The Great Escape
Helping North Koreans flee to freedom
Up to 300,000 North Koreans may have fled to China, only to find their poverty and persecution continues. Secret filming reveals the plight of these refugees as they then try to flee to the West.
Park Young-Hee meets in a Chinese safe house to get her fake ID made, before dodging guards on the train to the Mongolian border. She then makes a frozen crossing, carrying her baby daughter, losing her toenails on the way. Later, in Seoul, she finds out that her relatives were jailed in retaliation for her escape: "I heard my younger sister was sent to prison for six years and my mother for three years. Whenever I think about it I feel as if my heart is being ripped apart." The pastor who filmed and organised her escape was jailed for seven months.
In China most refugees face a life in bondage to avoid being sent home.

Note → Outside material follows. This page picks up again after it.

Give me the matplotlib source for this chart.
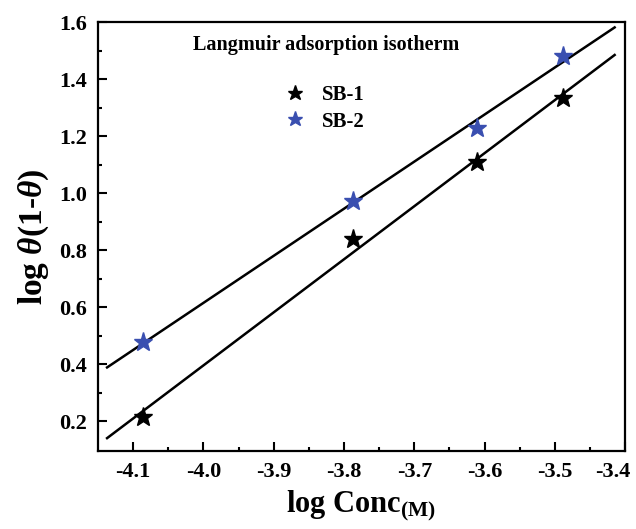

The only other escape is to break into Western embassies and claim asylum, but the Chinese are cracking down and armed troops now patrol. Hidden cameras catch police attacking a film crew as refugees make an embassy dash. Norbert Vollersten instigates these escapes. He spent 18 months in North Korea as an emergency doctor and was awarded the Friendship Medal after he grafted his own skin on to a burn victim. But what he saw horrified him: "I gained knowledge of concentration camps in North Korea, and the children who are starving." These idealistic 'people smugglers' hope to recreate the peaceful collapse of the Soviet Union, which also followed a growing tide of refugees from East to West.